Another reason for reduced power need is rapidly changing energy markets — from competitively priced renewables to plentiful and low-cost natural gas. The studies conclude that there is no need to rebuild — euphemistically called repowering — the older plants at Port Jefferson and Island Park. The plants are still used, but sparingly, and their value has depreciated. Contracts with owner National Grid on those plants, as well as the workhorse of the system in Northport, expire in 2028 and shouldn’t be renewed. The studies also confirmed that there is “no compelling reason” to build a second Caithness plant in Yaphank. LIPA says going forward with repowering and a second Caithness plant would increase customer bills by $5 billion through 2030.
These findings are going to make some communities on Long Island and their elected officials very displeased because the $189 million LIPA customers pay for the taxes on these old plants only benefit the jurisdictions in which they are located. But the time for stalling and maneuvering is over. Incredibly, one of the reports that buries the dream of repowering was requested by the State Legislature, hoping it would prove the opposite.
LIPA’s tax grievance litigation against Nassau County, and Brookhaven and Huntington towns, should be settled so plans for other uses of the sites of those aging plants can move forward. Port Jefferson, for example, is ideally situated for one of the new and more efficient peaker plants LIPA will need in the near future.

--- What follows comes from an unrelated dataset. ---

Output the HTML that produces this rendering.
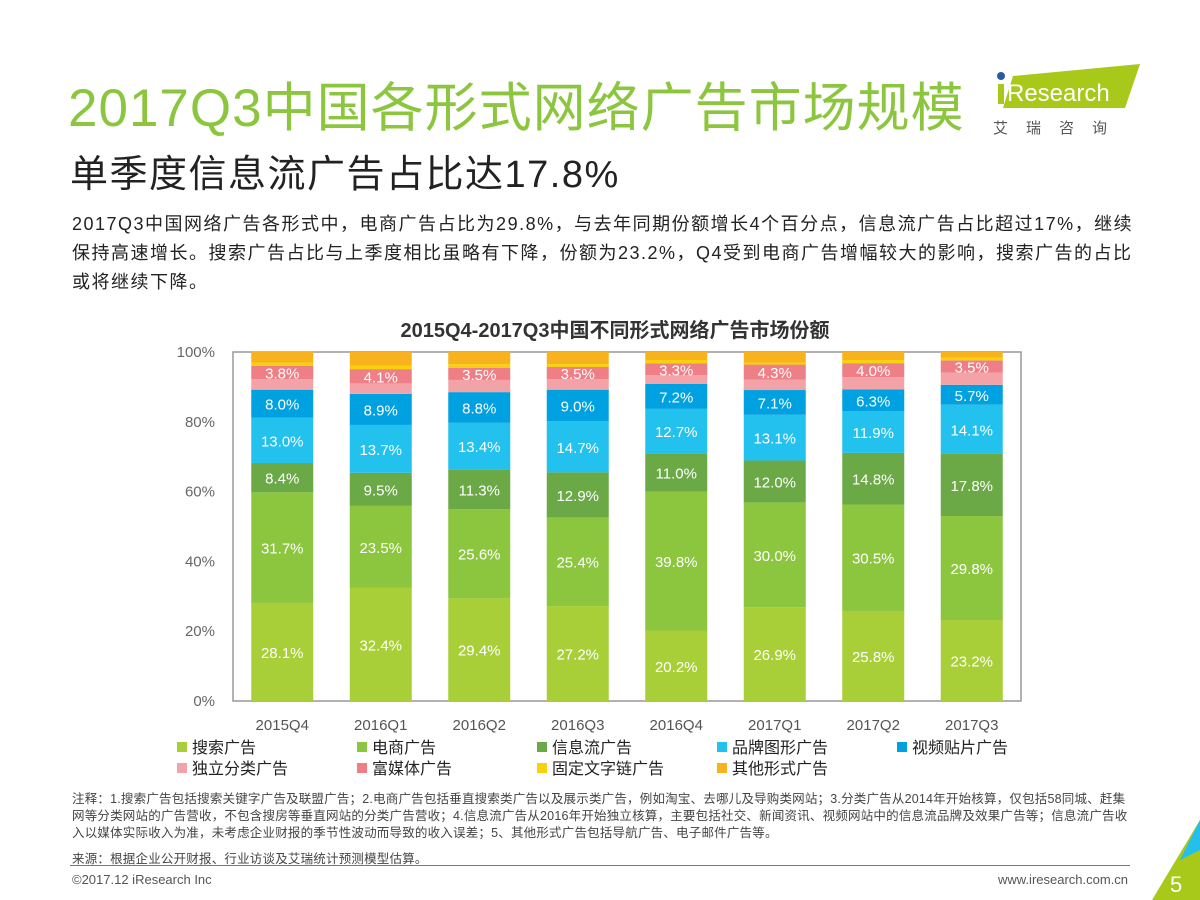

Will the findings of today change? Of course. The key assumption in these studies, that the trend toward reduced consumption will continue, must be closely monitored. If it changes, LIPA will need to have new power sources in place before 2030. The premise that the massive wind project off Long Beach will soon supply bountiful renewable energy could dissolve if state and federal regulatory hurdles mount and if there are construction delays.
Keeping the old standards, the old thinking and the old politics will lead to costly mistakes. Almost half of a LIPA bill, the charges called “power supply,” rest on these decisions. Managing them smartly can not only keep our already high cost of electricity in check, but power Long Island into the future.